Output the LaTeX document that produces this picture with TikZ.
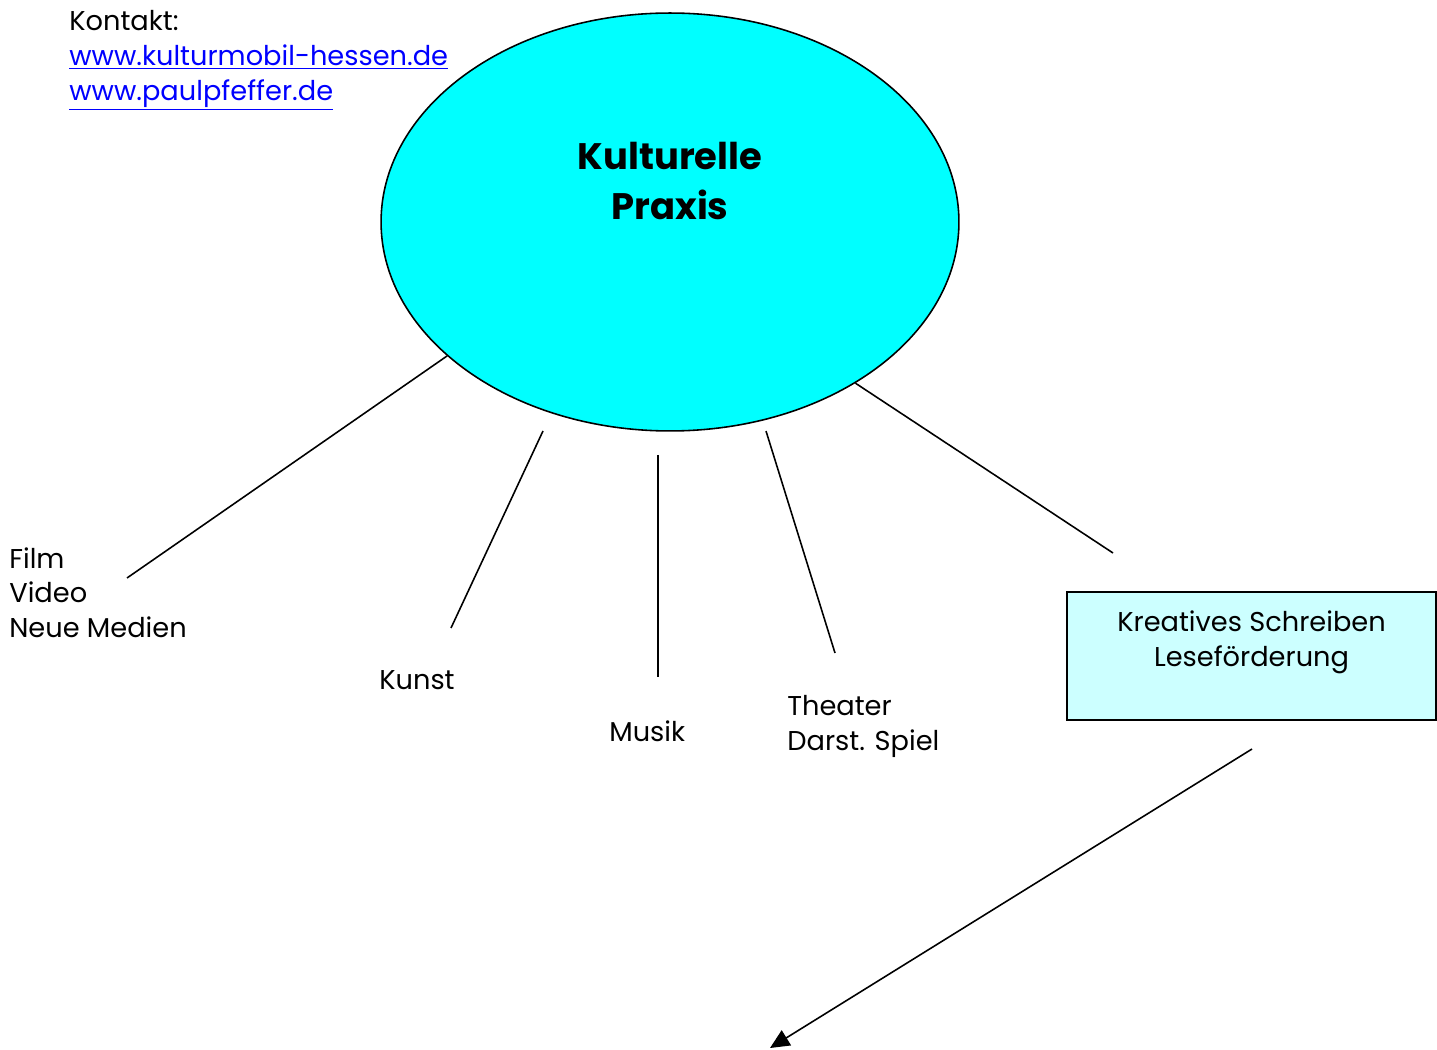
\documentclass[tikz,border=0pt]{standalone}
\usepackage{fontspec}
\setmainfont{Poppins}
\usetikzlibrary{positioning, arrows.meta, shapes.geometric}
\definecolor{praxiscyan}{HTML}{00FFFF}
\definecolor{boxcyan}{HTML}{CCFFFF}
\definecolor{linkblue}{HTML}{0000FF}

\begin{document}
\begin{tikzpicture}[x=0.02cm, y=-0.02cm,
      txt/.style={font=\fontsize{15.5}{19.8}\selectfont, align=left, anchor=north west, inner sep=0pt},
      blob/.style={draw, ellipse, fill=praxiscyan, line width=0.9pt, minimum width=11.56cm, minimum height=8.36cm},
      title/.style={font=\fontsize{21}{29}\selectfont\bfseries, align=center, inner sep=0pt},
      box/.style={draw, fill=boxcyan, line width=0.9pt, minimum width=7.38cm, minimum height=2.56cm, align=center, font=\fontsize{15.5}{19.8}\selectfont},
      spoke/.style={line width=0.9pt}]

    \useasboundingbox (0,0) rectangle (1437,1050);

    \node[txt] (kontakt) at (69,10) {Kontakt:\\
      \textcolor{linkblue}{\underline{www.kulturmobil-hessen.de}}\\
      \textcolor{linkblue}{\underline{www.paulpfeffer.de}}};

    \node[blob] (praxis) at (670,222) {};
    \node[title] (titel) at ([yshift=0.82cm]praxis.center) {Kulturelle\\ Praxis};

    \node[txt] (film) at (9,547) {Film\\ Video\\ Neue Medien};
    \node[txt] (kunst) at (379,670) {Kunst};
    \node[txt] (musik) at (609,720) {Musik};
    \node[txt] (theater) at (787,695) {Theater\\ Darst. Spiel};
    \node[box] (schreiben) at (1251.5,656) {Kreatives Schreiben\\ Leseförderung\\[-0.2cm] \strut};

    % free ends of the spokes
    \coordinate (filmEnd) at (127,578);
    \coordinate (kunstTop) at (543,431);
    \coordinate (kunstEnd) at (451,628);
    \coordinate (musikTop) at (658,455);
    \coordinate (musikEnd) at (658,677);
    \coordinate (theaterTop) at (766,431);
    \coordinate (theaterEnd) at (835,653);
    \coordinate (schreibenEnd) at (1113,553);
    \coordinate (pfeilStart) at (1252,749);
    \coordinate (pfeilEnd) at (770,1048);

    \draw[spoke] (praxis.211.5) -- (filmEnd);
    \draw[spoke] (kunstTop) -- (kunstEnd);
    \draw[spoke] (musikTop) -- (musikEnd);
    \draw[spoke] (theaterTop) -- (theaterEnd);
    \draw[spoke] (praxis.319.8) -- (schreibenEnd);
    \draw[spoke, -{Triangle[length=11pt, width=10pt]}] (pfeilStart) -- (pfeilEnd);
  \end{tikzpicture}
\end{document}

- - - -

* _Required task_: All the lines above are to be reproduced exactly, except the pictures.

* _Response_:
Output the LaTeX document that produces this picture with TikZ.
\documentclass[tikz,border=0pt]{standalone}
\usepackage{fontspec}
\setmainfont{Poppins}
\usetikzlibrary{positioning, arrows.meta, shapes.geometric}
\definecolor{praxiscyan}{HTML}{00FFFF}
\definecolor{boxcyan}{HTML}{CCFFFF}
\definecolor{linkblue}{HTML}{0000FF}

\begin{document}
\begin{tikzpicture}[x=0.02cm, y=-0.02cm,
      txt/.style={font=\fontsize{15.5}{19.8}\selectfont, align=left, anchor=north west, inner sep=0pt},
      blob/.style={draw, ellipse, fill=praxiscyan, line width=0.9pt, minimum width=11.56cm, minimum height=8.36cm},
      title/.style={font=\fontsize{21}{29}\selectfont\bfseries, align=center, inner sep=0pt},
      box/.style={draw, fill=boxcyan, line width=0.9pt, minimum width=7.38cm, minimum height=2.56cm, align=center, font=\fontsize{15.5}{19.8}\selectfont},
      spoke/.style={line width=0.9pt}]

    \useasboundingbox (0,0) rectangle (1437,1050);

    \node[txt] (kontakt) at (69,10) {Kontakt:\\
      \textcolor{linkblue}{\underline{www.kulturmobil-hessen.de}}\\
      \textcolor{linkblue}{\underline{www.paulpfeffer.de}}};

    \node[blob] (praxis) at (670,222) {};
    \node[title] (titel) at ([yshift=0.82cm]praxis.center) {Kulturelle\\ Praxis};

    \node[txt] (film) at (9,547) {Film\\ Video\\ Neue Medien};
    \node[txt] (kunst) at (379,670) {Kunst};
    \node[txt] (musik) at (609,720) {Musik};
    \node[txt] (theater) at (787,695) {Theater\\ Darst. Spiel};
    \node[box] (schreiben) at (1251.5,656) {Kreatives Schreiben\\ Leseförderung\\[-0.2cm] \strut};

    % free ends of the spokes
    \coordinate (filmEnd) at (127,578);
    \coordinate (kunstTop) at (543,431);
    \coordinate (kunstEnd) at (451,628);
    \coordinate (musikTop) at (658,455);
    \coordinate (musikEnd) at (658,677);
    \coordinate (theaterTop) at (766,431);
    \coordinate (theaterEnd) at (835,653);
    \coordinate (schreibenEnd) at (1113,553);
    \coordinate (pfeilStart) at (1252,749);
    \coordinate (pfeilEnd) at (770,1048);

    \draw[spoke] (praxis.211.5) -- (filmEnd);
    \draw[spoke] (kunstTop) -- (kunstEnd);
    \draw[spoke] (musikTop) -- (musikEnd);
    \draw[spoke] (theaterTop) -- (theaterEnd);
    \draw[spoke] (praxis.319.8) -- (schreibenEnd);
    \draw[spoke, -{Triangle[length=11pt, width=10pt]}] (pfeilStart) -- (pfeilEnd);
  \end{tikzpicture}
\end{document}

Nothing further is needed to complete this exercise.